UK packaging expert Neil Farmer underscores the complexity of the company’s rapid sustainability policy transformation, especially amid material diversification and new acquisitions.
“It’s always difficult to be specific about claims made by businesses about sustainable attributes, particularly with a company like ProAmpac that has expanded so rapidly in recent years,” Farmer tells Packaging Insights.
In response, a ProAmpac spokesperson says that the company considers a product to have a “sustainable attribute” if it qualifies under one or more of its “internally defined” product platforms:
• ProActive Recyclable (for film and fiber)
• ProActive Compostable
• ProActive PCR and Certified Circular Solutions
• ProActive Renewable
• ProActive Recycle-Ready.
ProAmpac launched a materiality assessment to identify the key focus areas most critical to the business and its stakeholders in 2022. “Since then, we have formalized these priorities into our core focus areas, aligning them with select UN Sustainable Development Goals.”
“These priorities now shape the foundation of our strategy and are reflected in this report. While formal targets are being developed in parallel with our Science Based Targets initiative commitments, we are already seeing strong results from our early initiatives.”
The company says its waste-to-landfill reduction program achieved a 16% decrease in 2024 compared to the prior year — “an early indicator of our progress and commitment to continuous improvement.”
Fiber-based transformation
ProAmpac points to the scaling of fiber use as a “key highlight” from the report, especially as it refers to an “alternative to its non-recyclable packaging to accelerate circularity.”
ProAmpac's ProActive Recyclable FibreSculpt high-barrierbsolution engineered for thermoforming applications (Image credit: ProAmpac).“The Fiberization of Packaging initiative enables the transformation of traditionally non-recyclable materials into fiber-based formats that are compatible with curbside recycling,” says the company spokesperson.
Despite the emphasis on fiberization, Farmer says that ProAmpac continues to offer “a wide range of plastic products, such as plastic pouches,” in its portfolio.
“ProAmpac has had to make rapid advances in innovations in fiber-based alternatives for non-recyclable items, which some plastic pouches certainly are,” he adds.
“There are undoubtedly advances in recyclability of pouches, but there is still some way to go in this area of the packaging market.”
Scalability is vital
ProAmpac says that its LCAs show that fiber-based formats often achieve “significant reductions” in GHG emissions, fossil fuel use, and water consumption compared to rigid or foil-based packaging alternatives.”
Other benefits of fiberization, according to the company spokesperson, include:
• Enhanced recyclability: The packaging is designed for wide acceptance in existing paper recycling infrastructure, reducing landfill dependency
• Products use renewable resources, with materials sourced from FSC, PEFC, and SFI-certified forests.
However, Farmer reminds us that “scalability is important.”
“My experience is that fiber-based alternatives will greatly advance circularity in packaging, particularly in the case of replacing plastics with fiber-based packaging,” he acknowledges.
ProAmpac’s ProActive Recyclable R-2300 series is a recyclable film for food, pet care, and home care (Image credit: ProAmpac).
“It is right for ProAmpac to identify the need for greater recycling, which for many plastic substrates is in danger of flat-lining, with little growth at all.
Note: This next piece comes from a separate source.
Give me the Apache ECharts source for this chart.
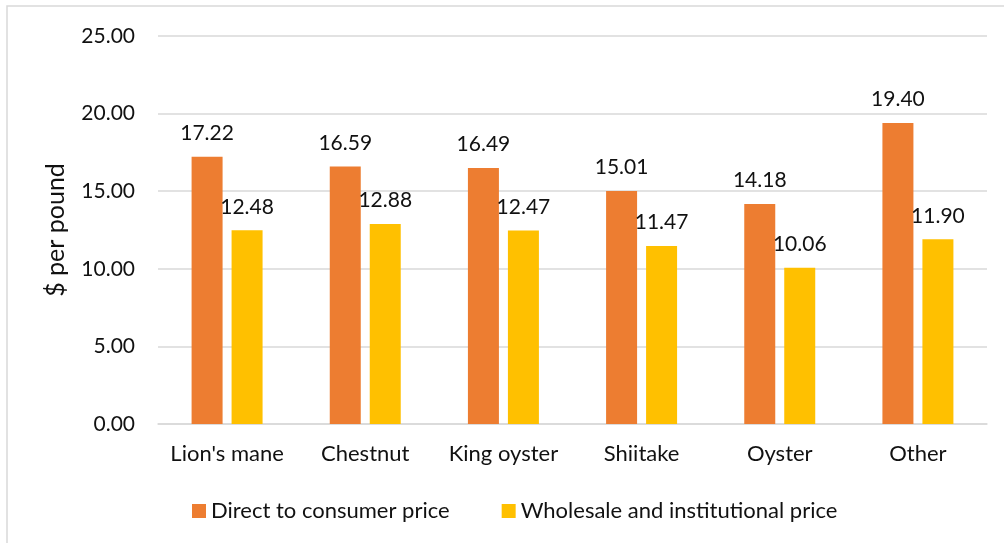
<!DOCTYPE html>
<html>
<head>
<meta charset="utf-8">
<script src="https://cdn.jsdelivr.net/npm/echarts@6/dist/echarts.min.js"></script>
<style>
  html, body { margin: 0; padding: 0; background: #fff; }
  #chart { width: 1004px; height: 543px; }
</style>
</head>
<body>
<div id="chart"></div>
<script>
// mushroom prices, $ per pound
const categories = ["Lion's mane", "Chestnut", "King oyster", "Shiitake", "Oyster", "Other"];
const directPrice = [17.22, 16.59, 16.49, 15.01, 14.18, 19.40];
const wholesalePrice = [12.48, 12.88, 12.47, 11.47, 10.06, 11.90];
const seriesNames = ["Direct to consumer price", "Wholesale and institutional price"];

const fontFamily = "Lato, 'Open Sans', sans-serif";
const textColor = "#111";

const chart = echarts.init(document.getElementById("chart"));

const barLabel = {
    show: true,
    position: "top",
    distance: 13,
    color: textColor,
    fontFamily: fontFamily,
    fontSize: 21,
    formatter: p => p.value.toFixed(2),
};

chart.setOption({
    animation: false,
    textStyle: { fontFamily: fontFamily },
    graphic: [
        {
            type: "rect",
            shape: { x: 7, y: 6, width: 1010, height: 560 },
            style: { fill: "none", stroke: "#d9d9d9", lineWidth: 1.5 },
            silent: true,
        },
    ],
    grid: { left: 158, right: 17, top: 36, bottom: 119 },
    legend: {
        data: seriesNames,
        left: 187,
        top: 495,
        itemWidth: 14,
        itemHeight: 14,
        itemGap: 52,
        icon: "rect",
        textStyle: { color: textColor, fontSize: 22, fontFamily: fontFamily },
    },
    xAxis: {
        type: "category",
        data: categories,
        axisTick: { show: false },
        axisLine: { lineStyle: { color: "#d9d9d9", width: 1.5 } },
        axisLabel: { interval: 0, color: textColor, fontSize: 22, margin: 19, fontFamily: fontFamily },
    },
    yAxis: {
        type: "value",
        min: 0,
        max: 25,
        interval: 5,
        name: "$ per pound",
        nameLocation: "middle",
        nameGap: 90,
        nameRotate: 90,
        nameTextStyle: { color: textColor, fontSize: 25, fontFamily: fontFamily },
        axisLabel: {
            color: textColor,
            fontSize: 21,
            margin: 23,
            fontFamily: fontFamily,
            formatter: v => v.toFixed(2),
        },
        splitLine: { lineStyle: { color: "#d9d9d9", width: 1.5 } },
    },
    series: [
        {
            name: seriesNames[0],
            type: "bar",
            data: directPrice,
            barWidth: 31,
            barGap: "29%",
            itemStyle: { color: "#ED7D31" },
            label: barLabel,
        },
        {
            name: seriesNames[1],
            type: "bar",
            data: wholesalePrice,
            barWidth: 31,
            itemStyle: { color: "#FFC000" },
            label: barLabel,
        },
    ],
});
</script>
</body>
</html>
Fiber is really one of the most viable alternatives to achieve greater circularity, and the company is doing much work in this area.”
Verifying sustainability
The ProAmpac spokesperson explains that the verification of its products’ “sustainable attributes” is performed via a combination of internal product testing, third-party certifications, and industry program alignment.
“ProAmpac takes a data-informed, science-based approach to evaluating trade-offs through ProActive CHART LCAs. These LCAs measure a wide range of environmental metrics — including GHG emissions, fossil fuel usage, water consumption, and land use — for each packaging innovation.”
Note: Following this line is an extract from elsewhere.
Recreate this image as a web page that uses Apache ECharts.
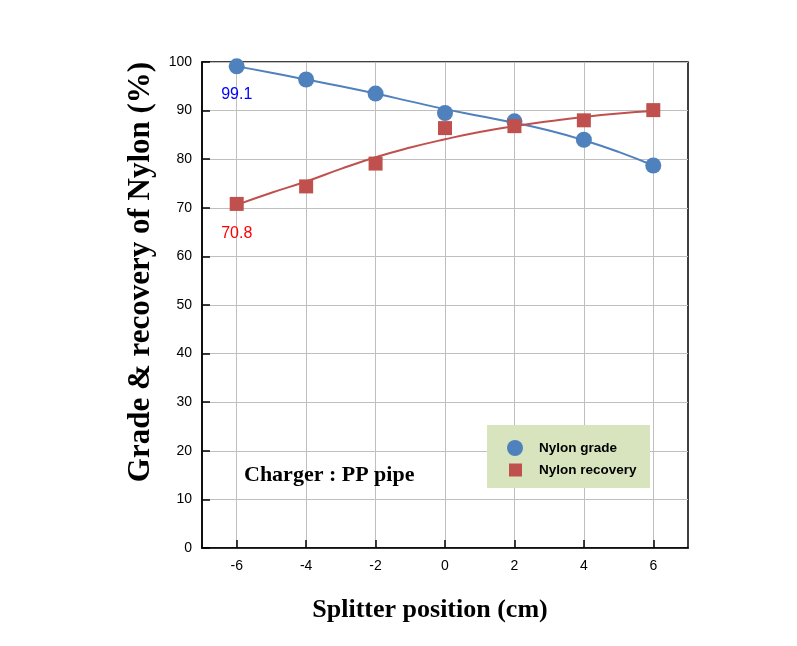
<!DOCTYPE html>
<html><head><meta charset="utf-8">
<script src="https://cdn.jsdelivr.net/npm/echarts@6/dist/echarts.min.js"></script>
<style>html,body{margin:0;padding:0;background:#fff}#c{width:797px;height:646px}</style>
</head><body><div id="c"></div>
<script>
const positions = [-6, -4, -2, 0, 2, 4, 6];
const gradeValues = [99.1, 96.4, 93.5, 89.5, 87.8, 84.0, 78.7];
const recoveryValues = [70.8, 74.4, 79.1, 86.4, 86.8, 88.0, 90.1];
const fitX = [-6, -5, -4, -3, -2, -1, 0, 1, 2, 3, 4, 5, 6];
const gradeFit = [99.1, 97.8, 96.4, 95.0, 93.5, 91.9, 90.3, 88.9, 87.5, 85.9, 83.9, 81.5, 78.7];
const recoveryFit = [70.6, 73.1, 75.4, 78.0, 80.4, 82.4, 84.1, 85.6, 86.8, 87.8, 88.7, 89.4, 89.9];
const xTicks = [-6, -4, -2, 0, 2, 4, 6];
const yTicks = [0, 10, 20, 30, 40, 50, 60, 70, 80, 90, 100];

const pairs = (xs, ys) => xs.map((x, i) => [x, ys[i]]);
const serif = 'Liberation Serif';
const sans = 'Liberation Sans';

const chart = echarts.init(document.getElementById('c'));
chart.setOption({
  animation: false,
  grid: { left: 202, top: 62, right: 109, bottom: 98, show: true, borderColor: '#000', borderWidth: 1.5, backgroundColor: 'transparent' },
  xAxis: {
    type: 'value', min: -7, max: 7, interval: 1,
    name: 'Splitter position (cm)', nameLocation: 'middle', nameGap: 49,
    nameTextStyle: { fontFamily: serif, fontWeight: 'bold', fontSize: 26, color: '#000', padding: [0, 30, 0, 0] },
    axisLine: { show: true, onZero: false, lineStyle: { color: '#000', width: 1.5 } },
    axisTick: { show: true, inside: true, length: 8, customValues: xTicks, lineStyle: { color: '#000', width: 1.5 } },
    axisLabel: { customValues: xTicks, fontFamily: sans, fontSize: 14, color: '#000', margin: 11 },
    splitLine: { show: true, lineStyle: { color: '#bfbfbf', width: 1 } }
  },
  yAxis: {
    type: 'value', min: 0, max: 100, interval: 10,
    name: 'Grade & recovery of Nylon (%)', nameLocation: 'middle', nameGap: 46,
    nameTextStyle: { fontFamily: serif, fontWeight: 'bold', fontSize: 31, color: '#000', padding: [0, 0, 0, 66] },
    axisLine: { show: true, onZero: false, lineStyle: { color: '#000', width: 1.5 } },
    axisTick: { show: true, inside: true, length: 8, customValues: yTicks, lineStyle: { color: '#000', width: 1.5 } },
    axisLabel: { customValues: yTicks, fontFamily: sans, fontSize: 14, color: '#000', margin: 10 },
    splitLine: { show: true, lineStyle: { color: '#bfbfbf', width: 1 } }
  },
  legend: [
    { data: [{ name: 'Nylon grade', icon: 'circle' }], left: 502, top: 435, itemWidth: 16, itemHeight: 16,
      textStyle: { fontFamily: sans, fontWeight: 'bold', fontSize: 13.5, color: '#000', padding: [0, 0, 0, 11] }, z: 5 },
    { data: [{ name: 'Nylon recovery', icon: 'rect' }], left: 504, top: 458, itemWidth: 13, itemHeight: 13,
      textStyle: { fontFamily: sans, fontWeight: 'bold', fontSize: 13.5, color: '#000', padding: [0, 0, 0, 12] }, z: 5 }
  ],
  graphic: [
    { type: 'rect', left: 487, top: 425, shape: { width: 163, height: 63 }, style: { fill: '#d7e4bd' }, z: 3 },
    { type: 'text', left: 244, top: 464, style: { text: 'Charger : PP pipe', font: 'bold 22px "Liberation Serif"', fill: '#000' }, z: 3 }
  ],
  series: [
    { type: 'line', name: 'gradeFit', data: pairs(fitX, gradeFit), smooth: true, showSymbol: false, symbol: 'none',
      lineStyle: { color: '#4f81bd', width: 2 }, z: 2, silent: true },
    { type: 'line', name: 'recoveryFit', data: pairs(fitX, recoveryFit), smooth: true, showSymbol: false, symbol: 'none',
      lineStyle: { color: '#c0504d', width: 2 }, z: 2, silent: true },
    { type: 'scatter', name: 'Nylon grade', symbol: 'circle', symbolSize: 16, itemStyle: { color: '#4f81bd', opacity: 1 }, z: 4,
      data: positions.map((x, i) => i === 0
        ? { value: [x, gradeValues[i]], label: { show: true, position: 'bottom', distance: 12, formatter: String(gradeValues[i]), fontFamily: sans, fontSize: 16, color: '#0000ff' } }
        : [x, gradeValues[i]]) },
    { type: 'scatter', name: 'Nylon recovery', symbol: 'rect', symbolSize: 14, itemStyle: { color: '#c0504d', opacity: 1 }, z: 4,
      data: positions.map((x, i) => i === 0
        ? { value: [x, recoveryValues[i]], label: { show: true, position: 'bottom', distance: 15, formatter: String(recoveryValues[i]), fontFamily: sans, fontSize: 16, color: '#ff0000' } }
        : [x, recoveryValues[i]]) }
  ]
});
</script></body></html>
The spokesperson adds that customers also have access to LCAs to enable well-informed, data-backed decisions when selecting packaging solutions that align with their sustainability goals.
“ProAmpac has a large Collaboration and Innovation Centre in the US at Ogden, near Rochester, New York, and this is a well-respected operation,” says Farmer.
Recently, ProAmpac partnered with Western Michigan University, US, to advance fiber packaging circularity.
Farmer adds that ProAmpac has made “many acquisitions in 2024,” stating that “the company is including many newly acquired businesses in the report for the first time.”
“How to offer a sustainable attribute for the group’s entire product portfolio is therefore difficult to quantify.”